I will outline some of his thinking in a following post. I am surprised that in all my years of church life I had never come across any thinking that made a connection between the Holy Spirit and the life energy that flows through all living things in such a context as this. As Mark points out:
In the main, historic Christianity understands the divine life as a Sky God. In nursery rhymes, sermons, hymnody, iconography, and theological teachings, God is pictured as a bodiless, immaterial being who inhabits a timeless, heavenly realm far beyond the vicissitudes of life on earth. Of course, in the person of Jesus, God did become an enfleshed life-form in ancient history. But the incarnation is generally understood as a long-ago, punctiliar event limited to a particular human being, namely, Jesus of Nazareth. Sadly, for many Christians, the incarnation of God in Jesus does not carry the promise that God, in any palpable sense, is continually enfleshed within the natural world as we know it. Rather, for the better part of church history, the divine life and the natural world have been viewed as two separate and distinct orders of being. Occasionally, God may intervene in the natural realm in order to achieve some other-worldly objective -- as in the case of sending Jesus to earth in order to redeem humankind from its sins. But occasional divine visitations do not entail the continual coinhabitation of God in the earth. Indeed, the majority theological judgment is that any suggestion that God is somehow embedded in the earth smacks of heathenism, paganism, and idolatry.
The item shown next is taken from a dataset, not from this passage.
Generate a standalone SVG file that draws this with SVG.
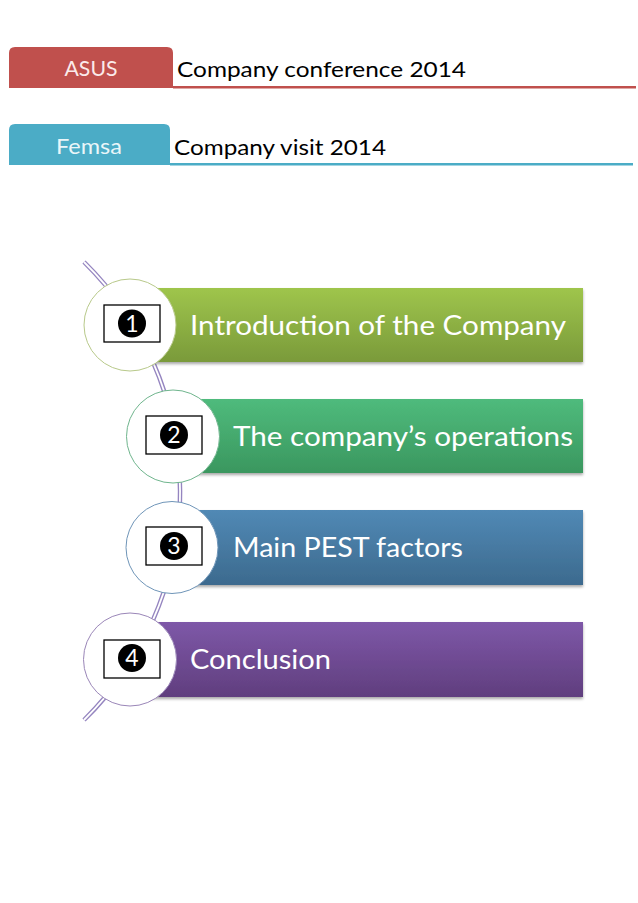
<svg xmlns="http://www.w3.org/2000/svg" width="638" height="903" viewBox="0 0 638 903">
<defs>
<linearGradient id="g1" x1="0" y1="0" x2="0" y2="1"><stop offset="0" stop-color="#9fc54c"/><stop offset="1" stop-color="#7a9a3a"/></linearGradient>
<linearGradient id="g2" x1="0" y1="0" x2="0" y2="1"><stop offset="0" stop-color="#4fbb7c"/><stop offset="1" stop-color="#3a975f"/></linearGradient>
<linearGradient id="g3" x1="0" y1="0" x2="0" y2="1"><stop offset="0" stop-color="#5189b5"/><stop offset="1" stop-color="#3c6a8e"/></linearGradient>
<linearGradient id="g4" x1="0" y1="0" x2="0" y2="1"><stop offset="0" stop-color="#7e58a8"/><stop offset="1" stop-color="#603e7e"/></linearGradient>
<filter id="sh" x="-5%" y="-10%" width="110%" height="130%"><feGaussianBlur in="SourceAlpha" stdDeviation="1.5"/><feOffset dy="2" result="b"/><feComponentTransfer><feFuncA type="linear" slope="0.35"/></feComponentTransfer><feMerge><feMergeNode/><feMergeNode in="SourceGraphic"/></feMerge></filter>
</defs>
<style>
.tabt{font-family:"Lato","Open Sans",sans-serif;font-size:22px;fill:#fbeaea;text-anchor:middle}
.hdr{font-family:"Lato","Open Sans",sans-serif;font-size:22px;fill:#000}
.bt{font-family:"Lato","Open Sans",sans-serif;font-size:27px;fill:#fff}
.num{font-family:"Lato","Open Sans",sans-serif;font-size:23px;fill:#fff;text-anchor:middle}
.box{fill:#fff;stroke:#000;stroke-width:1.3}
</style>
<rect width="638" height="903" fill="#fff"/>
<g id="asus">
<path d="M9 88 V53 Q9 47 15 47 H167 Q173 47 173 53 V88 Z" fill="#c0504d"/>
<rect x="173" y="86" width="463" height="2.5" fill="#c0504d"/>
<text class="tabt" x="91" y="76" textLength="53" lengthAdjust="spacingAndGlyphs">ASUS</text>
<text class="hdr" x="177" y="77" textLength="289" lengthAdjust="spacingAndGlyphs">Company conference 2014</text>
</g>
<g id="femsa">
<path d="M9 165 V130 Q9 124 15 124 H164 Q170 124 170 130 V165 Z" fill="#4bacc6"/>
<rect x="170" y="163" width="463" height="2.5" fill="#4bacc6"/>
<text class="tabt" x="89" y="154" style="fill:#eaf6f9" textLength="66" lengthAdjust="spacingAndGlyphs">Femsa</text>
<text class="hdr" x="174" y="155" textLength="212" lengthAdjust="spacingAndGlyphs">Company visit 2014</text>
</g>
<g id="connectors">
<path d="M84 262 A321 321 0 0 1 84 720" fill="none" stroke="#9585c0" stroke-width="4.5"/>
<path d="M84 262 A321 321 0 0 1 84 720" fill="none" stroke="#fff" stroke-width="1.8"/>
</g>
<g id="item1">
<rect x="150" y="288" width="433" height="74" fill="url(#g1)" filter="url(#sh)"/>
<circle cx="130" cy="325" r="46" fill="#fff" stroke="#b8c98a" stroke-width="1"/>
<rect class="box" x="104" y="305" width="56" height="37"/>
<circle cx="132" cy="323.5" r="14" fill="#000"/>
<text class="num" x="132" y="331.5">1</text>
<text class="bt" x="190" y="335" textLength="376" lengthAdjust="spacingAndGlyphs">Introduction of the Company</text>
</g>
<g id="item2">
<rect x="190" y="399" width="393" height="74" fill="url(#g2)" filter="url(#sh)"/>
<circle cx="173" cy="436.5" r="46.5" fill="#fff" stroke="#6fb58d" stroke-width="1"/>
<rect class="box" x="146" y="416" width="56" height="38"/>
<circle cx="174" cy="435" r="14" fill="#000"/>
<text class="num" x="174" y="443">2</text>
<text class="bt" x="233" y="446" textLength="340" lengthAdjust="spacingAndGlyphs">The company’s operations</text>
</g>
<g id="item3">
<rect x="190" y="510" width="393" height="75" fill="url(#g3)" filter="url(#sh)"/>
<circle cx="172" cy="547.5" r="46" fill="#fff" stroke="#6f95b8" stroke-width="1"/>
<rect class="box" x="146" y="527" width="56" height="38"/>
<circle cx="174" cy="546" r="14" fill="#000"/>
<text class="num" x="174" y="554">3</text>
<text class="bt" x="233" y="557" textLength="230" lengthAdjust="spacingAndGlyphs">Main PEST factors</text>
</g>
<g id="item4">
<rect x="150" y="622" width="433" height="75" fill="url(#g4)" filter="url(#sh)"/>
<circle cx="130" cy="659.5" r="46.5" fill="#fff" stroke="#9a86b8" stroke-width="1"/>
<rect class="box" x="104" y="640" width="56" height="38"/>
<circle cx="132" cy="658" r="14" fill="#000"/>
<text class="num" x="132" y="666">4</text>
<text class="bt" x="190" y="669" textLength="141" lengthAdjust="spacingAndGlyphs">Conclusion</text>
</g>
</svg>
Whatever else God is, God is not a nature deity captive to the limitations and vagaries of mortal life-forms. God is not bound to the impermanent flux of an ever-changing earth. God cannot be regarded as existing on a continuum with creaturely life-forms. It is for these reasons, according to majority opinion, that biblical religion forbids the fashioning of graven images as representations of the divine life: God is not a bull or a snake or a lion. On the contrary, so the majority argument goes, God abides in an eternally unchanging heavenly realm where suffering and disappointment are no more and every tear is wiped dry.

To me, God is in the earth, in the plants and trees, in nature around me, in the earth and in me. It is through them that I touch the Divine.